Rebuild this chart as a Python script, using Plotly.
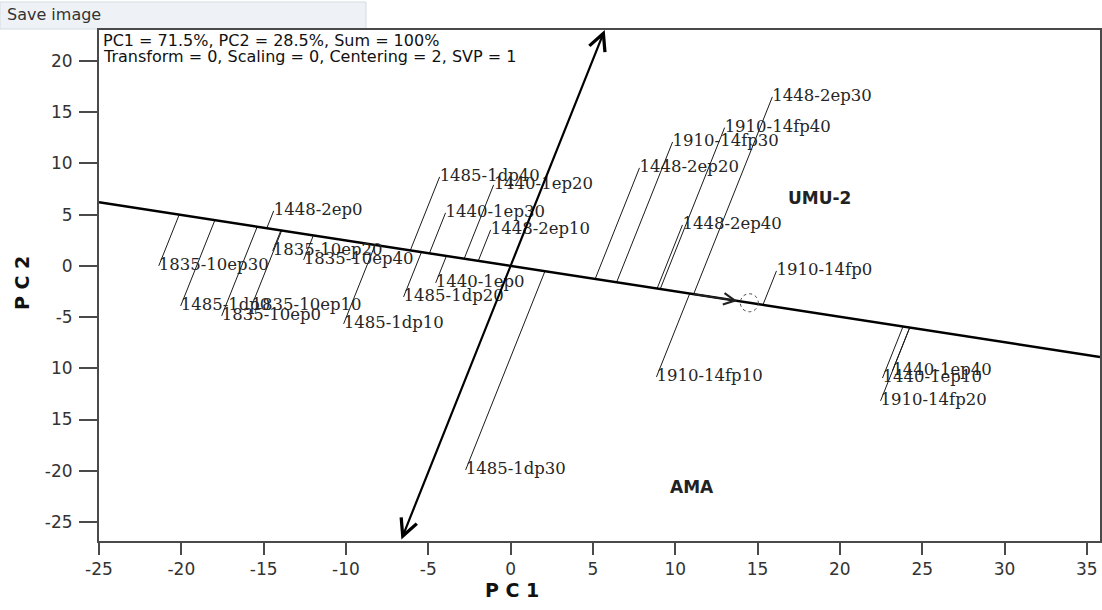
import numpy as np
import plotly.graph_objects as go

# ---------------- data ----------------
labels = [
    "1448-2ep30", "1910-14fp40", "1910-14fp30", "1448-2ep20", "1448-2ep40",
    "1910-14fp0", "1910-14fp10", "1440-1ep40", "1440-1ep10", "1910-14fp20",
    "1485-1dp30", "1440-1ep0", "1485-1dp20", "1485-1dp10", "1448-2ep10",
    "1440-1ep30", "1440-1ep20", "1485-1dp40", "1448-2ep0", "1835-10ep20",
    "1835-10ep40", "1835-10ep30", "1485-1dp0", "1835-10ep10", "1835-10ep0",
]
pc1 = [15.9, 13.0, 9.84, 7.83, 10.44,
       16.15, 8.86, 23.19, 22.59, 22.47,
       -2.73, -4.55, -6.5, -10.14, -1.21,
       -3.95, -1.03, -4.31, -14.39, -14.45,
       -12.57, -21.37, -20.04, -15.73, -17.55]
pc2 = [16.5, 13.5, 12.1, 9.57, 4.0,
       -0.49, -10.84, -10.25, -10.94, -13.18,
       -19.92, -1.66, -3.03, -5.66, 3.52,
       5.18, 7.91, 8.69, 5.37, 1.46,
       0.59, 0.0, -3.91, -3.91, -4.88]

# average environment (AEC) point
aec_point = [14.5, -3.6]

sector_labels = ["UMU-2", "AMA"]
sector_x = [18.76, 10.99]
sector_y = [6.64, -21.6]

info_lines = ["PC1 = 71.5%, PC2 = 28.5%, Sum = 100%",
              "Transform = 0, Scaling = 0, Centering = 2, SVP = 1"]

x_tickvals = [-25, -20, -15, -10, -5, 0, 5, 10, 15, 20, 25, 30, 35]
x_ticktext = ["-25", "-20", "-15", "-10", "-5", "0", "5", "10", "15", "20", "25", "30", "35"]
y_tickvals = [20, 15, 10, 5, 0, -5, -10, -15, -20, -25]
y_ticktext = ["20", "15", "10", "5", "0", "-5", "10", "15", "-20", "-25"]

# ---------------- layout constants ----------------
W, H = 1102, 610
ML, MR, MT, MB = 99, 2, 30, 69
X_RANGE = [-25.0, 35.8]
Y_RANGE = [-26.86, 23.03]
PW, PH = W - ML - MR, H - MT - MB


def px2paper_x(px):
    return (px - ML) / PW


def px2paper_y(py):
    return (H - MB - py) / PH


# AEC geometry
a = np.array(aec_point, dtype=float)
u = a / np.linalg.norm(a)          # abscissa direction
slope = a[1] / a[0]

# projection lines
lx, ly = [], []
for x, y in zip(pc1, pc2):
    d = x * u[0] + y * u[1]
    fx, fy = d * u[0], d * u[1]
    lx += [x, fx, None]
    ly += [y, fy, None]

fig = go.Figure()

fig.add_trace(go.Scatter(x=lx, y=ly, mode="lines",
                         line=dict(color="#1a1a1a", width=1),
                         hoverinfo="skip", showlegend=False))

# AEC abscissa
fig.add_trace(go.Scatter(x=[X_RANGE[0], X_RANGE[1]],
                         y=[slope * X_RANGE[0], slope * X_RANGE[1]],
                         mode="lines", line=dict(color="black", width=2.5),
                         hoverinfo="skip", showlegend=False))

# labels
fig.add_trace(go.Scatter(x=pc1, y=pc2, mode="text", text=labels,
                         textposition="middle right",
                         textfont=dict(family="DejaVu Serif", size=16.5, color="#262626"),
                         cliponaxis=False, hoverinfo="skip", showlegend=False))

annotations = []
# AEC ordinate (double headed)
top_y, bot_y = Y_RANGE[1], Y_RANGE[0]
top_x = -top_y * a[1] / a[0]
bot_x = -bot_y * a[1] / a[0]
annotations.append(dict(x=top_x, y=top_y, ax=bot_x, ay=bot_y,
                        xref="x", yref="y", axref="x", ayref="y",
                        text="", showarrow=True, arrowside="end+start",
                        arrowhead=5, startarrowhead=5,
                        arrowsize=1.5, startarrowsize=1.5,
                        arrowwidth=2.2, arrowcolor="black"))
# small arrow on abscissa pointing to the average environment
tip = 0.95 * np.linalg.norm(a)
tail = 0.76 * np.linalg.norm(a)
annotations.append(dict(x=tip * u[0], y=tip * u[1], ax=tail * u[0], ay=tail * u[1],
                        xref="x", yref="y", axref="x", ayref="y",
                        text="", showarrow=True, arrowhead=5, arrowsize=1.4,
                        arrowwidth=1.6, arrowcolor="#222"))

for t, x, y in zip(sector_labels, sector_x, sector_y):
    annotations.append(dict(x=x, y=y, xref="x", yref="y", text="<b>" + t + "</b>",
                            showarrow=False,
                            font=dict(family="DejaVu Sans", size=17, color="#222"),
                            xanchor="center", yanchor="middle"))

for i, (t, py) in enumerate(zip(info_lines, [40, 56])):
    annotations.append(dict(x=px2paper_x(101), y=px2paper_y(py), xref="paper", yref="paper",
                            text=t, showarrow=False, xanchor="left", yanchor="middle",
                            font=dict(family="DejaVu Sans", size=16, color="#111")))

# axis titles
annotations.append(dict(x=px2paper_x(512), y=px2paper_y(590), xref="paper", yref="paper",
                        text="<b>P C 1</b>", showarrow=False,
                        font=dict(family="DejaVu Sans", size=19, color="#111"),
                        xanchor="center", yanchor="middle"))
annotations.append(dict(x=px2paper_x(22), y=px2paper_y(283), xref="paper", yref="paper",
                        text="<b>P C 2</b>", showarrow=False, textangle=-90,
                        font=dict(family="DejaVu Sans", size=19, color="#111"),
                        xanchor="center", yanchor="middle"))

# "Save image" button
annotations.append(dict(x=px2paper_x(5), y=px2paper_y(15), xref="paper", yref="paper",
                        text="Save image", showarrow=False, xanchor="left", yanchor="middle",
                        font=dict(family="DejaVu Sans", size=16, color="#333")))

shapes = [
    dict(type="rect", xref="paper", yref="paper",
         x0=px2paper_x(0), x1=px2paper_x(366), y0=px2paper_y(29), y1=px2paper_y(2),
         fillcolor="#eef2f7", line=dict(color="#d3dbe4", width=1), layer="below"),
    dict(type="circle", xref="x", yref="y", xsizemode="pixel", ysizemode="pixel",
         xanchor=aec_point[0], yanchor=aec_point[1], x0=-9, x1=9, y0=-9, y1=9,
         line=dict(color="#444", width=1, dash="dot")),
]

axis_common = dict(showgrid=False, zeroline=False, showline=True, mirror=True,
                   linecolor="#4a4a4a", linewidth=2, ticks="outside", tickwidth=2,
                   tickcolor="#4a4a4a",
                   tickfont=dict(family="DejaVu Sans", size=17, color="#333"))

fig.update_layout(
    width=W, height=H,
    margin=dict(l=ML, r=MR, t=MT, b=MB, autoexpand=False),
    paper_bgcolor="white", plot_bgcolor="white",
    xaxis=dict(range=X_RANGE, tickvals=x_tickvals, ticktext=x_ticktext,
               ticklen=12, automargin=False, **axis_common),
    yaxis=dict(range=Y_RANGE, tickvals=y_tickvals, ticktext=y_ticktext,
               ticklen=18, ticklabelstandoff=3, automargin=False, **axis_common),
    annotations=annotations, shapes=shapes, showlegend=False,
)

fig.write_html("out.html", config={"displayModeBar": False},
               post_script="document.body.style.margin='0';document.body.style.overflow='hidden';")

**Set exercise:**
Exactly as they appear, print the lines of the listing above from its first line through the line that contains "ly += [y, fy, None]", minus the pictures.

**Exercise solution:**
Rebuild this chart as a Python script, using Plotly.
import numpy as np
import plotly.graph_objects as go

# ---------------- data ----------------
labels = [
    "1448-2ep30", "1910-14fp40", "1910-14fp30", "1448-2ep20", "1448-2ep40",
    "1910-14fp0", "1910-14fp10", "1440-1ep40", "1440-1ep10", "1910-14fp20",
    "1485-1dp30", "1440-1ep0", "1485-1dp20", "1485-1dp10", "1448-2ep10",
    "1440-1ep30", "1440-1ep20", "1485-1dp40", "1448-2ep0", "1835-10ep20",
    "1835-10ep40", "1835-10ep30", "1485-1dp0", "1835-10ep10", "1835-10ep0",
]
pc1 = [15.9, 13.0, 9.84, 7.83, 10.44,
       16.15, 8.86, 23.19, 22.59, 22.47,
       -2.73, -4.55, -6.5, -10.14, -1.21,
       -3.95, -1.03, -4.31, -14.39, -14.45,
       -12.57, -21.37, -20.04, -15.73, -17.55]
pc2 = [16.5, 13.5, 12.1, 9.57, 4.0,
       -0.49, -10.84, -10.25, -10.94, -13.18,
       -19.92, -1.66, -3.03, -5.66, 3.52,
       5.18, 7.91, 8.69, 5.37, 1.46,
       0.59, 0.0, -3.91, -3.91, -4.88]

# average environment (AEC) point
aec_point = [14.5, -3.6]

sector_labels = ["UMU-2", "AMA"]
sector_x = [18.76, 10.99]
sector_y = [6.64, -21.6]

info_lines = ["PC1 = 71.5%, PC2 = 28.5%, Sum = 100%",
              "Transform = 0, Scaling = 0, Centering = 2, SVP = 1"]

x_tickvals = [-25, -20, -15, -10, -5, 0, 5, 10, 15, 20, 25, 30, 35]
x_ticktext = ["-25", "-20", "-15", "-10", "-5", "0", "5", "10", "15", "20", "25", "30", "35"]
y_tickvals = [20, 15, 10, 5, 0, -5, -10, -15, -20, -25]
y_ticktext = ["20", "15", "10", "5", "0", "-5", "10", "15", "-20", "-25"]

# ---------------- layout constants ----------------
W, H = 1102, 610
ML, MR, MT, MB = 99, 2, 30, 69
X_RANGE = [-25.0, 35.8]
Y_RANGE = [-26.86, 23.03]
PW, PH = W - ML - MR, H - MT - MB


def px2paper_x(px):
    return (px - ML) / PW


def px2paper_y(py):
    return (H - MB - py) / PH


# AEC geometry
a = np.array(aec_point, dtype=float)
u = a / np.linalg.norm(a)          # abscissa direction
slope = a[1] / a[0]

# projection lines
lx, ly = [], []
for x, y in zip(pc1, pc2):
    d = x * u[0] + y * u[1]
    fx, fy = d * u[0], d * u[1]
    lx += [x, fx, None]
    ly += [y, fy, None]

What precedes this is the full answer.